Grup Yorum’dan İbrahim Gökçek aydınlara ve kamuoyuna çağrı yaparak “Ben de yaşamak istiyorum elbette. Peki dostlar, direniş bu aşamaya gelmişken, hiçbir somut kazanım elde etmemişken, direnişi ben nasıl bırakırım?” diyordu. (Bianet)
İstediği en önemli somut kazanım ‘konser izni’ idi. Gökçek’in çağrısını okuduğumda yıllar öncesine meslek hayatımda bizzat şahit olduğum ilk ölüm orucu eylemi geldi aklıma. Odaya girmeden önce kendimle yalnız kaldığım derin sessizlik anını düşündüm. Sessizliğin, sessiz kalmanın, duymamazlıktan gelmenin ne büyük bir geri dönülmez hata olduğunu bir kez daha hissettim. İbrahim Gökçek’in 14 Şubat’ta çıkarıldığı mahkemede verdiği ifadeyi okudum bir kez daha. Aynı grubun üyesi, aynı davadan yargılanan ama sonradan dosyası ayrılan eşi Sultan ile ilgili söyledikleri…
“Bugün 14 Şubat, Sevgililer Günü kutlamayız ama bugün evlilik yıldönümümüz. Eşimle birlikte yargılanıyordum dosyaları ayırdılar, o bugün buraya gelemedi göremedim onu.

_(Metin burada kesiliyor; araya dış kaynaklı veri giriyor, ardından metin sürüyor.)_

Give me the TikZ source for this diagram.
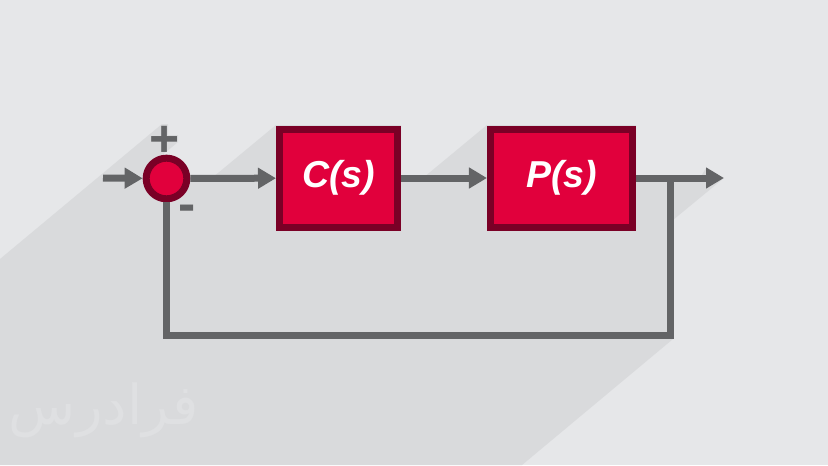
\documentclass[tikz,border=0pt]{standalone}
\usepackage{fontspec}
\setmainfont{Liberation Sans}
\newfontfamily\arabicfont[Script=Arabic]{DejaVu Sans}
\TeXXeTstate=1
\usetikzlibrary{arrows.meta}
\definecolor{bggray}{HTML}{E6E7E9}
\definecolor{shadowgray}{HTML}{D9DADC}
\definecolor{markgray}{HTML}{DFE0E2}
\definecolor{wiregray}{HTML}{636466}
\definecolor{blockred}{HTML}{E1003C}
\definecolor{blockdark}{HTML}{7A0026}
\begin{document}
\begin{tikzpicture}[x=0.03cm, y=-0.03cm,
  wire/.style={draw=wiregray, line width=0.21cm},
  sig/.style={wire, -{Triangle[length=0.54cm, width=0.6cm]}},
  blk/.style={draw=blockdark, fill=blockred, line width=0.21cm, text=white,
    font=\fontsize{32}{38}\selectfont\bfseries\itshape, minimum height=2.94cm},
  sumnode/.style={circle, draw=blockdark, fill=blockred, line width=0.21cm, minimum size=1.22cm, inner sep=0pt},
  sign/.style={text=wiregray, font=\fontsize{44}{50}\selectfont\bfseries, inner sep=0pt}]
\fill[bggray] (0,0) rectangle (828,465);
\useasboundingbox (0,0) rectangle (828,465);
% long shadow
\fill[shadowgray] (0,259) -- (162,124) -- (168,124) -- (168,135) -- (178,135) -- (178,142)
  -- (160,157) -- (185,170) -- (190,178) -- (212,178) -- (276,125) -- (401,125) -- (401,178)
  -- (423,178) -- (487,125) -- (636,125) -- (636,178) -- (700,178) -- (706,168) -- (724,178)
  -- (673,220) -- (673,339) -- (522,465) -- (0,465) -- cycle;
\node[text=markgray, font=\arabicfont\fontsize{47}{54}\selectfont, inner sep=0pt] (mark) at (104,410) {\beginR فرادرس\endR};
% blocks
\node[sumnode] (sum) at (166.5,178.5) {};
\node[blk, minimum width=3.54cm] (ctrl) at (338.5,178) {C(s)};
\node[blk, minimum width=4.26cm] (plant) at (561.5,178) {P(s)};
\node[sign] (plus) at (165,141) {+};
\node[sign] (minus) at (187.5,213) {-};
\coordinate (in) at (103,178);
\coordinate (out) at (724,178);
\coordinate (br) at (670,178);
\coordinate (fbr) at (670,335.5);
% signals
\draw[sig] (in) -- (sum);
\draw[sig] (sum) -- (ctrl);
\draw[sig] (ctrl) -- (plant);
\draw[sig] (plant) -- (out);
\draw[wire] (br) -- (fbr) -| (sum);
\end{tikzpicture}
\end{document}
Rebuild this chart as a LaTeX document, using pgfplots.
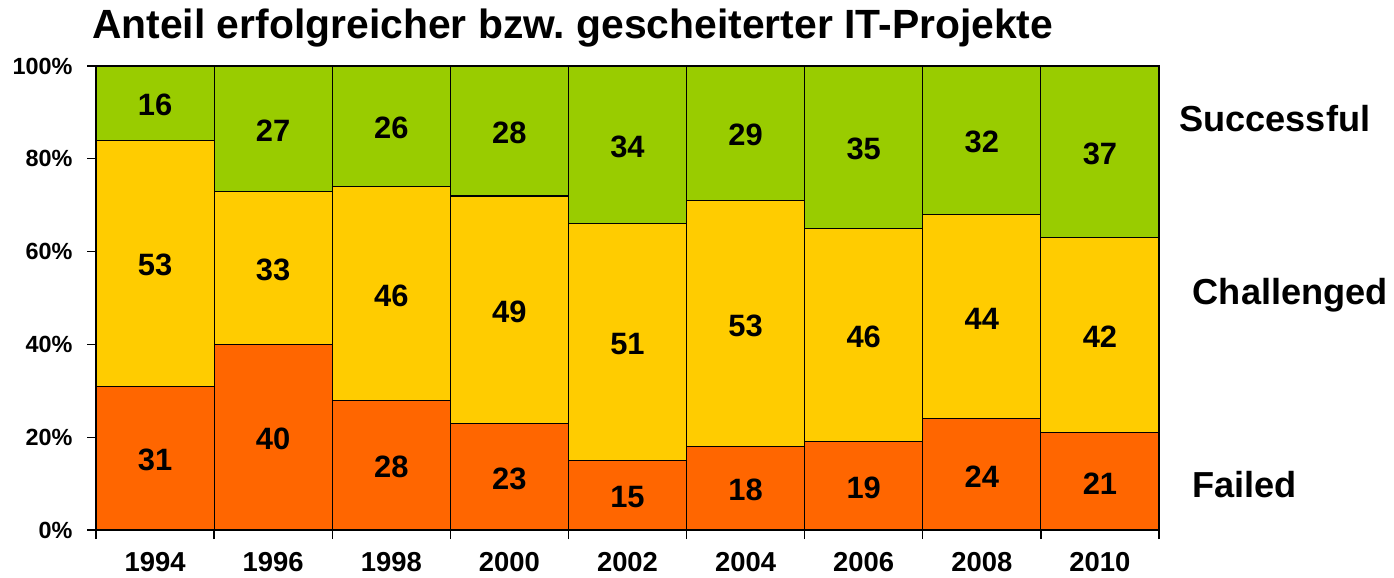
\documentclass[border=0pt]{standalone}
\usepackage{pgfplots}
\pgfplotsset{compat=1.18}
\usepackage{pgfplotstable}
\usepackage{fontspec}
\setmainfont{Liberation Sans}
\frenchspacing
\definecolor{failed}{HTML}{FF6600}
\definecolor{chall}{HTML}{FFCC00}
\definecolor{succ}{HTML}{99CC00}
\pgfplotstableread{
x f c s
0 31 53 16
1 40 33 27
2 28 46 26
3 23 49 28
4 15 51 34
5 18 53 29
6 19 46 35
7 24 44 32
8 21 42 37
}\data
\begin{document}
\begin{tikzpicture}
\pgfplotsset{base/.style={width=1063bp,height=464bp,scale only axis,xmin=-0.5,xmax=8.5,ymin=0,ymax=100,clip=false}}
\begin{axis}[base, ybar stacked, bar width=1,
  axis x line*=bottom, axis y line*=left,
  axis line style={line width=1.3bp, black},
  xtick={0,...,8},
  xticklabels={1994,1996,1998,2000,2002,2004,2006,2008,2010},
  major x tick style={draw=none},
  minor xtick={-0.5,0.5,...,8.5},
  minor tick length=9bp, major tick length=9bp,
  tick align=outside,
  tick style={line width=1.3bp, black},
  ytick={0,20,...,100},
  yticklabels={0\%,20\%,40\%,60\%,80\%,100\%},
  xticklabel style={font=\bfseries\fontsize{27.5}{27.5}\selectfont, yshift=-10bp},
  yticklabel style={font=\bfseries\fontsize{23.5}{23.5}\selectfont, xshift=-11bp},
]
\addplot[fill=failed, draw=black, line width=1.2bp] table[x=x,y=f] \data;
\addplot[fill=chall, draw=black, line width=1.2bp] table[x=x,y=c] \data;
\addplot[fill=succ, draw=black, line width=1.2bp] table[x=x,y=s] \data;
\coordinate (SW) at (rel axis cs:0,0);
\coordinate (NE) at (rel axis cs:1,1);
\node[anchor=base west, font=\bfseries\fontsize{41}{41}\selectfont, inner sep=0pt] at ([shift={(-4bp,27bp)}]rel axis cs:0,1) {Anteil erfolgreicher bzw. gescheiterter IT-Projekte};
\end{axis}
\begin{axis}[base, hide axis,
  every node near coord/.append style={anchor=center, yshift=-2bp, font=\bfseries\fontsize{31}{31}\selectfont, text=black},
]
\addplot[draw=none, mark=none, nodes near coords, point meta=explicit symbolic] table[x=x, y expr=\thisrow{f}/2, meta=f] \data;
\addplot[draw=none, mark=none, nodes near coords, point meta=explicit symbolic] table[x=x, y expr=\thisrow{f}+\thisrow{c}/2, meta=c] \data;
\addplot[draw=none, mark=none, nodes near coords, point meta=explicit symbolic] table[x=x, y expr=\thisrow{f}+\thisrow{c}+\thisrow{s}/2, meta=s] \data;
\node[anchor=base west, font=\bfseries\fontsize{36.3}{36.3}\selectfont, inner sep=0pt] at (axis cs:8.67,85.8) {Successful};
\node[anchor=base west, font=\bfseries\fontsize{36.3}{36.3}\selectfont, inner sep=0pt] at (axis cs:8.785,48.5) {Challenged};
\node[anchor=base west, font=\bfseries\fontsize{36.3}{36.3}\selectfont, inner sep=0pt] at (axis cs:8.78,7.1) {Failed};
\end{axis}
\pgfresetboundingbox
\path ([shift={(-96bp,-47bp)}]SW) rectangle ([shift={(235bp,66bp)}]NE);
\end{tikzpicture}
\end{document}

Dışarıda olsaydık yoksul halk çocukları olarak belki bir turşu suyu içme fırsatımız olurdu ama bu da elimizden alındı. Evliliğimizin beş yılının dört yılı hapishanelerde geçti, lanet olsun.”
Eşiyle turşu suyu içmenin hayalini kurmak… Yüreğimi en çok bu cümle yaraladı. Sırrı Süreyya Önder’in ‘Beynelmilel’ filmindeki bir sahne geldi aklıma. “Ağlamak gülmenin kardeşidir” denilen…Ölümün değil yaşamın, öldürmenin değil yaşatmanın kutsandığı bir ülke olduğumuzda, hep beraber, yan yana, hayata ve geleceğe gülerek bakabiliriz.